El caso de Orlando Zapata, además, representa una modificación en la estrategia discursiva de sus captores. Los enemigos que la Revolución combatía exitosamente a principios de este siglo habían dejado de ser solo agentes de la CIA para convertirse también, paradójicamente, en delincuentes comunes. La construcción del nuevo villano que necesitaba el castrismo se aprovechaba tácitamente de todo tipo de prejuicios, en especial hacia la pobreza y el color de la piel. Resultaba más fácil endilgar a hombres como Zapata crímenes como golpear ancianos en plena calle, fracturar cráneos con machetes, mostrar el pene en la vía pública, robar… El poder interrogaba en cierto modo al pueblo: «¿Por qué preocuparse tanto por un negro delincuente?», y la mayoría del pueblo —incluidos muchos negros, muchos obligados a delinquir a diario para llevar un plato de comida a sus familias— probablemente entendió que, en efecto, no debía preocuparse demasiado por un sujeto de semejante calaña.

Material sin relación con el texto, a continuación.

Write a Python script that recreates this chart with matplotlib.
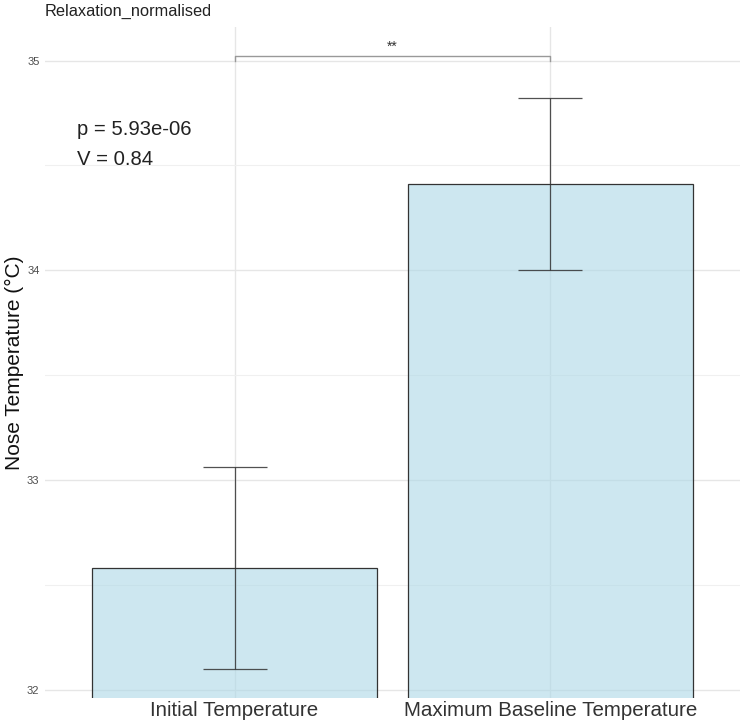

Retomo mi cuaderno, que más que una guía con notas al vuelo, una bitácora de datos, se me revela como una dura voz increpante:
¿Por qué solemos aceptar tan fácilmente la versión que nos vende el poder? ¿Acaso alguien se preguntó en su momento cómo se pasa de bravucón y estafador de poca monta a exigir el cambio de una Constitución caduca e injusta? ¿O cómo se pasa de robar a hablar de derechos humanos y a soportar los horrores del presidio político por ello? ¿Por qué tantos aceptaron aquel relato inverosímil sobre un hombre que soportó todo el sufrimiento de una larga huelga de hambre y asumió con valor su propia muerte… solo por un televisor, una cocina y un teléfono? ¿Por qué lo hice yo hasta hace unos pocos años?